Please tell me what part of olympic sports at individual power schools (and fringe power schools) are funded solely by the NCAA tourney. . . I'll help, none.
The NCAA has a never ending TV contract for the NCAA tourney?
The current NCAA tourney payout is a known $ figure, and is divided up by a formula.
At the end of the day, more lucrative TV/Media Deals for conferences/individual schools, playoff and bowl payouts . . . and ultimately their own (new power school league association) basketball tourney payouts will dwarf current and projected NCAA tourney payouts on a school by school payout basis. Even at lil' ol K-State which benefitted from a nice NCAA tourney payout in FY 2012 has expense outlays for Olympic Sports which far exceed what the NCAA tourney payout is. John Currie is NOT sitting up in his office waiting for that NCAA tourney payout so he can pay Susie Fritz, or Cliff Revolto.

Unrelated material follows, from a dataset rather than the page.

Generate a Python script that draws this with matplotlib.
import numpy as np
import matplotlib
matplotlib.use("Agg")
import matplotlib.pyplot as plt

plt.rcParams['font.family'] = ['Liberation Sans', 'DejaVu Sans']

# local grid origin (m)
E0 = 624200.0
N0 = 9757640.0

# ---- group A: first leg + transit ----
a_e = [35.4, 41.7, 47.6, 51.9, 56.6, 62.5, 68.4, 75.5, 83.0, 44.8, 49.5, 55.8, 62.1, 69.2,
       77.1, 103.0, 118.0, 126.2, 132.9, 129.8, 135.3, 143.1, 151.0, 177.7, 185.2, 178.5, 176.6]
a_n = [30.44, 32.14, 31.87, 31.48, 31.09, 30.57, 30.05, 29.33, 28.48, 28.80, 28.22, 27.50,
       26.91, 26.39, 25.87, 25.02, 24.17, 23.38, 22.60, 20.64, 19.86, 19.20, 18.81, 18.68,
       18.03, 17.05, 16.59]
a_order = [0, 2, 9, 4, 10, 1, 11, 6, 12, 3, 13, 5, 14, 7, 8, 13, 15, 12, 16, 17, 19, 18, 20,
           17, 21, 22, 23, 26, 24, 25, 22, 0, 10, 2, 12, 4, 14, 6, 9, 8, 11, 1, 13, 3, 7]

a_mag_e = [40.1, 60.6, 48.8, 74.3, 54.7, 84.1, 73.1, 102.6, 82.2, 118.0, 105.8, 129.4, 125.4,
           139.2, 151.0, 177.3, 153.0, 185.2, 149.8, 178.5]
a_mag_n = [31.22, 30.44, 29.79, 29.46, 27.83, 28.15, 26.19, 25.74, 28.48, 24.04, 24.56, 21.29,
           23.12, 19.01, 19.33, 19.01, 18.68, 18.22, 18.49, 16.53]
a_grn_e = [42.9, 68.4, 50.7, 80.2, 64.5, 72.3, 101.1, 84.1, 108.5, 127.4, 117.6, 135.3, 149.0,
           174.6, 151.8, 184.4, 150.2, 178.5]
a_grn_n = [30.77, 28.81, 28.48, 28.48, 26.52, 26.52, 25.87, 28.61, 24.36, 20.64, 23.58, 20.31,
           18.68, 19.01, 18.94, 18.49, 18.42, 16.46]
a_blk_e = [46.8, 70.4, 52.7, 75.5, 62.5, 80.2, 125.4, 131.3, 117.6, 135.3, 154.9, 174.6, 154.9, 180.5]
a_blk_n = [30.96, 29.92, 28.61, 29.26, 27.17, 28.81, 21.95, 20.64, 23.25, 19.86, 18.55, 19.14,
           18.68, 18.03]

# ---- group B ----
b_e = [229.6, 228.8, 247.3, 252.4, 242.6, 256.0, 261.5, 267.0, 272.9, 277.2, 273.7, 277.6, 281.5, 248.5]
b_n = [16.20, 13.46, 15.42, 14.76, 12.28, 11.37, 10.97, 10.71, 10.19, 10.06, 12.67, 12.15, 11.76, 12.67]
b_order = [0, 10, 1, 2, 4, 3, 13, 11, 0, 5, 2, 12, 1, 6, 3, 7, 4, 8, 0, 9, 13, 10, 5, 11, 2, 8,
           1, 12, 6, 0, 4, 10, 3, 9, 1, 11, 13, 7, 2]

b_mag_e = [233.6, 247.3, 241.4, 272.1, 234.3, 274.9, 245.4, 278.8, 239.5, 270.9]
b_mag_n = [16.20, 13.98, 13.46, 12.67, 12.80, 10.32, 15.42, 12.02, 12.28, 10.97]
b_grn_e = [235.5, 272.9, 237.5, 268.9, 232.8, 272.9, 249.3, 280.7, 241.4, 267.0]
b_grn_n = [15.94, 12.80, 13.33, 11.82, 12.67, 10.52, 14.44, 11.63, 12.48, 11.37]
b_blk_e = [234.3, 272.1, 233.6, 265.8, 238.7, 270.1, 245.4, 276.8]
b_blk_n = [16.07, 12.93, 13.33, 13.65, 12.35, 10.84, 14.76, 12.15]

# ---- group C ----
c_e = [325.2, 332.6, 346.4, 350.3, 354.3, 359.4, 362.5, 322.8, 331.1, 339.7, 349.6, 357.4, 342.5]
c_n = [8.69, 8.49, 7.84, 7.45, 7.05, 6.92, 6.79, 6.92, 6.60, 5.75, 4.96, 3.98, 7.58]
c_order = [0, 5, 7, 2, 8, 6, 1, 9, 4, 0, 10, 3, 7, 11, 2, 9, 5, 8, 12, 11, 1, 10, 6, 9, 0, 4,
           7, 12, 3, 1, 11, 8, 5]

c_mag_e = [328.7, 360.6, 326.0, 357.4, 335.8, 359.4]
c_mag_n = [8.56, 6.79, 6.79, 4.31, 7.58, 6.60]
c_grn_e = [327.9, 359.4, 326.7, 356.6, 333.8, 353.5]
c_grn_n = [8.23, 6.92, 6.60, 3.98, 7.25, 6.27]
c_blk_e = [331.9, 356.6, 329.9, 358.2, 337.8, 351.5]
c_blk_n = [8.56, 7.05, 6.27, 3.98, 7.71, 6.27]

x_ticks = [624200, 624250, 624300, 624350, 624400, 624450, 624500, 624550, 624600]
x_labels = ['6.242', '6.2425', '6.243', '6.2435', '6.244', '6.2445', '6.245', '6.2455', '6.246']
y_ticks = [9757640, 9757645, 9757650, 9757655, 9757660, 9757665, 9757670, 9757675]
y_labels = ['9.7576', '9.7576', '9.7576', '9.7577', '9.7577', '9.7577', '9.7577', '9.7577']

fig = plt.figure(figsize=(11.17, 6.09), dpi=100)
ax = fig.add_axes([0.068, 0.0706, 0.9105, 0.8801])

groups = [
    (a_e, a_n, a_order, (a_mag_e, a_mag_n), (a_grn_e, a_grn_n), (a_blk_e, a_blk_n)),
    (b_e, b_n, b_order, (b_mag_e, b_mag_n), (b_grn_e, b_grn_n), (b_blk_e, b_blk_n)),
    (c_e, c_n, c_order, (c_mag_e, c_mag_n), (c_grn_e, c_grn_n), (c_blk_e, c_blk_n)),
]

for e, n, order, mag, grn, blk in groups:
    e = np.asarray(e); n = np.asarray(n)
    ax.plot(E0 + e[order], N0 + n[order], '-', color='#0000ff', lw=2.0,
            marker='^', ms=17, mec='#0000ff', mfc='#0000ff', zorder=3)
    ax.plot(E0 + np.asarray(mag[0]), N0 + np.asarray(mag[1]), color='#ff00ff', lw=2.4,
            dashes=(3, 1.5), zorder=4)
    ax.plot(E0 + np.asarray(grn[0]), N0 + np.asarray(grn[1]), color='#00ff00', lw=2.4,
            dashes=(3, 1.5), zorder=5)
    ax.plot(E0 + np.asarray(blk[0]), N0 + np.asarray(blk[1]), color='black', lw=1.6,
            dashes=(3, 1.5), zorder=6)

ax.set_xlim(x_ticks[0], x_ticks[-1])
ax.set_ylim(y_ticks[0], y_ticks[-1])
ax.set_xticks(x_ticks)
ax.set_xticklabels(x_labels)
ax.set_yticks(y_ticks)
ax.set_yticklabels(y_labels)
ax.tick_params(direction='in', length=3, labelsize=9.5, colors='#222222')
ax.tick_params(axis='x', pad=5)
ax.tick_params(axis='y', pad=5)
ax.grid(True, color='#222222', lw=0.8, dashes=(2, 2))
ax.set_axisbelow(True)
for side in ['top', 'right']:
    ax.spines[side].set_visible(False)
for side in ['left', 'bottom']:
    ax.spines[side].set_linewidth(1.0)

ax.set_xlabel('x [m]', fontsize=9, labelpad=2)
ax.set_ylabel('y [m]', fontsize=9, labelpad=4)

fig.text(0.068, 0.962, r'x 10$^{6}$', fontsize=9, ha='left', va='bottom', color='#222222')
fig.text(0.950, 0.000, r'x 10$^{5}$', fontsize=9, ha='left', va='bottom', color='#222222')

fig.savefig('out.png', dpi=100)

Schools like Texas, and many others burn the equivilant of their NCAA tourney payout on buying booze for their private jets.

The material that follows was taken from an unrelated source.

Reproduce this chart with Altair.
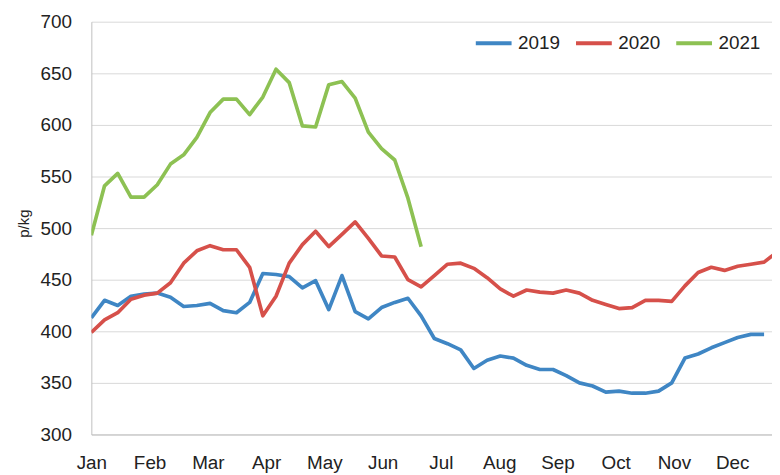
import altair as alt
import pandas as pd

months = ["Jan", "Feb", "Mar", "Apr", "May", "Jun", "Jul", "Aug", "Sep", "Oct", "Nov", "Dec"]
years = ["2019", "2020", "2021"]
colors = ["#3F86C4", "#D6504A", "#8DC153"]

y2019 = [413, 430, 425, 434, 436, 437, 433, 424, 425, 427, 420, 418, 428, 456, 455, 453,
         442, 449, 421, 454, 419, 412, 423, 428, 432, 415, 393, 388, 382, 364, 372, 376,
         374, 367, 363, 363, 357, 350, 347, 341, 342, 340, 340, 342, 350, 374, 378, 384,
         389, 394, 397, 397]
y2020 = [399, 411, 418, 431, 435, 437, 447, 466, 478, 483, 479, 479, 462, 415, 434, 466,
         484, 497, 482, 494, 506, 490, 473, 472, 450, 443, 454, 465, 466, 461, 452, 441,
         434, 440, 438, 437, 440, 437, 430, 426, 422, 423, 430, 430, 429, 444, 457, 462,
         459, 463, 465, 467, 477]
y2021 = [493, 541, 553, 530, 530, 542, 562, 571, 588, 612, 625, 625, 610, 627, 654, 641,
         599, 598, 639, 642, 626, 593, 577, 566, 529, 482]

rows = []
for yr, vals in zip(years, [y2019, y2020, y2021]):
    for i, v in enumerate(vals):
        rows.append({"week": i, "price": v, "year": yr})
df = pd.DataFrame(rows)

month_pos = [i * 53 / 12 for i in range(12)]
label_expr = "[" + ",".join("'" + m + "'" for m in months) + "][round(datum.value*12/53)]"

FONT = "Liberation Sans"

chart = alt.Chart(df).mark_line(strokeWidth=3.7, strokeJoin="round", clip=True).encode(
    x=alt.X("week:Q",
            scale=alt.Scale(domain=[0, 51.6], nice=False, zero=False),
            axis=alt.Axis(values=month_pos, labelExpr=label_expr, title=None, ticks=False,
                          grid=False, labelPadding=19, labelFontSize=19, labelFont=FONT,
                          labelColor="#222222", domainColor="#BFBFBF", labelFlush=False,
                          labelOverlap=False)),
    y=alt.Y("price:Q",
            scale=alt.Scale(domain=[300, 700], nice=False, zero=False),
            axis=alt.Axis(values=list(range(300, 701, 50)), title="p/kg", ticks=False,
                          grid=True, gridColor="#D9D9D9", domainColor="#BFBFBF",
                          labelPadding=20, labelFontSize=19, labelFont=FONT,
                          labelColor="#222222", titleFont=FONT, titleFontSize=15,
                          titleFontWeight="normal", titleColor="#222222",
                          titleX=-60, titleY=203, titleAngle=-90, titleBaseline="bottom",
                          titleAlign="center")),
    color=alt.Color("year:N",
                    scale=alt.Scale(domain=years, range=colors),
                    legend=alt.Legend(title=None, orient="none", legendX=385, legendY=1,
                                      direction="horizontal", symbolType="stroke",
                                      symbolSize=1300, symbolStrokeWidth=4,
                                      labelFontSize=19, labelFont=FONT, labelColor="#222222",
                                      columnPadding=7, labelOffset=4, padding=0)),
    order="week:Q",
).properties(
    width=686, height=416,
    autosize=alt.AutoSizeParams(type="none"),
    padding={"left": 84, "top": 12, "right": 0, "bottom": 38},
    background="white",
).configure_view(stroke=None)

chart.save("out.html", embed_options={"renderer": "svg", "actions": False})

What are you talking about, they all are. I'm not talking about funding at the individual schools, I'm talking about funding to run the damn sports. Money to run a national track and field championship comes from somewhere. You think running the CWS is free? You think schools like Duke, Wake Forrest, Baylor, Purdue, and Georgia Tech can afford to foot the bill for these things? All of that money comes from the NCAA tournament. Of course schools like Texas have "money to burn" (even though you don't get rich by thinking that way) but there are like 3 schools in the country that can think that way. At best breaking away for all sports would be a huge risk, anyone who looks at the business of sports knows this. Stop disagreeing for the sake of disagreeing, there is no way that you think that a certain number of schools are going to break away.

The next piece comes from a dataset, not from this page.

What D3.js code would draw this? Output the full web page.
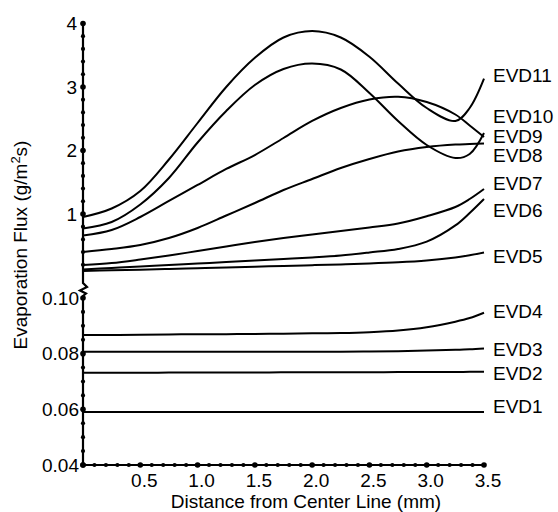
<!DOCTYPE html>
<html><head><meta charset="utf-8">
<script src="https://cdn.jsdelivr.net/npm/d3@7"></script>
<style>
html,body{margin:0;padding:0;background:#fff;}
svg text{font-family:"Liberation Sans",Arial,Helvetica,sans-serif;fill:#000;}
</style></head>
<body><svg id="c" width="558" height="512"></svg>
<script>
// ---- data ----
const xs = [0,0.25,0.5,0.75,1,1.25,1.5,1.75,2,2.25,2.5,2.75,3,3.25,3.375,3.5];
const seriesNames = ["EVD1","EVD2","EVD3","EVD4","EVD5","EVD6","EVD7","EVD8","EVD9","EVD10","EVD11"];
const evd1 = [0.0590,0.0590,0.0590,0.0590,0.0590,0.0590,0.0590,0.0590,0.0590,0.0590,0.0590,0.0590,0.0590,0.0590,0.0590,0.0590];
const evd2 = [0.0731,0.0731,0.0731,0.0732,0.0732,0.0732,0.0732,0.0733,0.0733,0.0733,0.0733,0.0734,0.0734,0.0734,0.0735,0.0735];
const evd3 = [0.0807,0.0807,0.0807,0.0807,0.0807,0.0807,0.0807,0.0807,0.0807,0.0807,0.0808,0.0809,0.0811,0.0814,0.0816,0.0819];
const evd4 = [0.0867,0.0867,0.0868,0.0869,0.0870,0.0870,0.0871,0.0872,0.0873,0.0874,0.0877,0.0883,0.0895,0.0915,0.0928,0.0947];
const evd5 = [0.102,0.113,0.123,0.134,0.145,0.157,0.170,0.181,0.194,0.206,0.220,0.239,0.268,0.315,0.350,0.394];
const evd6 = [0.126,0.150,0.173,0.197,0.220,0.244,0.268,0.291,0.315,0.346,0.394,0.449,0.565,0.820,1.016,1.236];
const evd7 = [0.197,0.228,0.283,0.346,0.417,0.488,0.559,0.622,0.677,0.732,0.787,0.850,0.965,1.110,1.236,1.394];
const evd8 = [0.402,0.449,0.512,0.622,0.780,0.976,1.173,1.378,1.551,1.724,1.866,1.984,2.055,2.094,2.102,2.110];
const evd9 = [0.661,0.748,0.953,1.205,1.457,1.709,1.929,2.197,2.465,2.669,2.803,2.847,2.764,2.567,2.394,2.213];
const evd10 = [0.772,0.874,1.150,1.567,2.126,2.622,3.031,3.283,3.370,3.276,2.906,2.465,2.087,1.882,1.945,2.276];
const evd11 = [0.953,1.087,1.362,1.858,2.433,3.000,3.460,3.780,3.882,3.780,3.477,3.055,2.669,2.465,2.669,3.130];
const xTickLabels = ["0.5","1.0","1.5","2.0","2.5","3.0","3.5"];
const yUpperTickLabels = ["1","2","3","4"];
const yLowerTickLabels = ["0.04","0.06","0.08","0.10"];
const xTitle = "Distance from Center Line (mm)";

// ---- drawing ----
const svg = d3.select("#c");
const x = d3.scaleLinear().domain([0,3.5]).range([83,484]);
const yUp = d3.scaleLinear().domain([0,4]).range([277.5,23.5]);
const yLo = d3.scaleLinear().domain([0.04,0.10]).range([465,298]);

const allSeries = [evd1,evd2,evd3,evd4,evd5,evd6,evd7,evd8,evd9,evd10,evd11];
const labelNudge = [1.3,8.3,7.7,5.6,10.8,17.7,1,18.2,5.7,-10.3,3.7];

const x0 = x(0);
const brkTop = 283, brkBot = 296;
svg.append("path")
  .attr("d", `M${x0},${yUp(4)-2} L${x0},${brkTop} L${x0+4},${brkTop+4} L${x0-3},${brkTop+7.5} L${x0+3},${brkTop+10.5} L${x0},${brkBot} L${x0},${yLo(0.04)} L${x(3.5)},${yLo(0.04)}`)
  .attr("fill","none").attr("stroke","#000").attr("stroke-width",2.2).attr("stroke-linejoin","miter");

const dotG = svg.append("g").attr("fill","#000");
d3.range(1,21).forEach(i=>{
  const v=i*0.2; const major = Math.abs(v-Math.round(v))<1e-6;
  dotG.append("circle").attr("cx",x0).attr("cy",yUp(v)).attr("r",major?2.8:2.1);
});
d3.range(0,13).forEach(i=>{
  const v=0.04+i*0.005; const major = i%4===0;
  dotG.append("circle").attr("cx",x0).attr("cy",yLo(v)).attr("r",major?2.8:2.1);
});
d3.range(0,36).forEach(i=>{
  const v=i*0.1; const major = i%5===0;
  dotG.append("circle").attr("cx",x(v)).attr("cy",yLo(0.04)).attr("r",major?2.8:2.1);
});

const fs = 19;
xTickLabels.forEach(t=>{
  svg.append("text").attr("x",x(+t)+4).attr("y",yLo(0.04)+22).attr("text-anchor","middle")
    .attr("font-size",fs).text(t);
});
yUpperTickLabels.forEach(t=>{
  svg.append("text").attr("x",x0-6).attr("y",yUp(+t)+6.8).attr("text-anchor","end")
    .attr("font-size",fs).text(t);
});
yLowerTickLabels.forEach(t=>{
  svg.append("text").attr("x",x0-4).attr("y",yLo(+t)+6.8).attr("text-anchor","end")
    .attr("font-size",fs).text(t);
});

svg.append("text").attr("x",306).attr("y",508).attr("text-anchor","middle").attr("font-size",fs).text(xTitle);
const yt = svg.append("text").attr("transform","translate(27,245) rotate(-90)").attr("text-anchor","middle").attr("font-size",fs);
yt.append("tspan").text("Evaporation Flux (g/m");
yt.append("tspan").attr("font-size",13).attr("dy",-7).text("2");
yt.append("tspan").attr("dy",7).text("s)");

const lineG = svg.append("g").attr("fill","none").attr("stroke","#000").attr("stroke-width",2);
allSeries.forEach((vals,i)=>{
  const ys = i<4 ? yLo : yUp;
  const line = d3.line().x((d,j)=>x(xs[j])).y(d=>ys(d)).curve(d3.curveCatmullRom.alpha(0.5));
  lineG.append("path").attr("d", line(vals));
  svg.append("text").attr("x", x(3.5)+9).attr("y", ys(vals[vals.length-1]) + labelNudge[i])
    .attr("font-size",fs).text(seriesNames[i]);
});
</script></body></html>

Based on the dollars in play, running championship events is a mere drop in the bucket. That's why there are many who question why the NCAA is allowed to keep their non-profit status. Based on all the information I have seen, the NCAA now nets about $700 to $800 million dollars a year just off the TV contract for the NCAA tourney, that doesn't count sponsors and everything else. While renting out the Superdome (for example) or other venues to host national events, and supporting them aren't cheap. That's not costing the NCAA $700-$800 million a year.
I am not disagreeing just for the sake of disagreeing either. With the numbers being floated out there for a Football Playoff tv revenues, coupled with major college postseason tourney TV revenues, you're talking well past $1 billion a year. You can rent a lot of really nice venues, and pay a lot of people to work those events when you're making over a billion bucks just on TV alone.
Again, that's not even counting major corporate sponsors, ticket sales, suite sales, local government incentives (or similar) etc. etc. etc.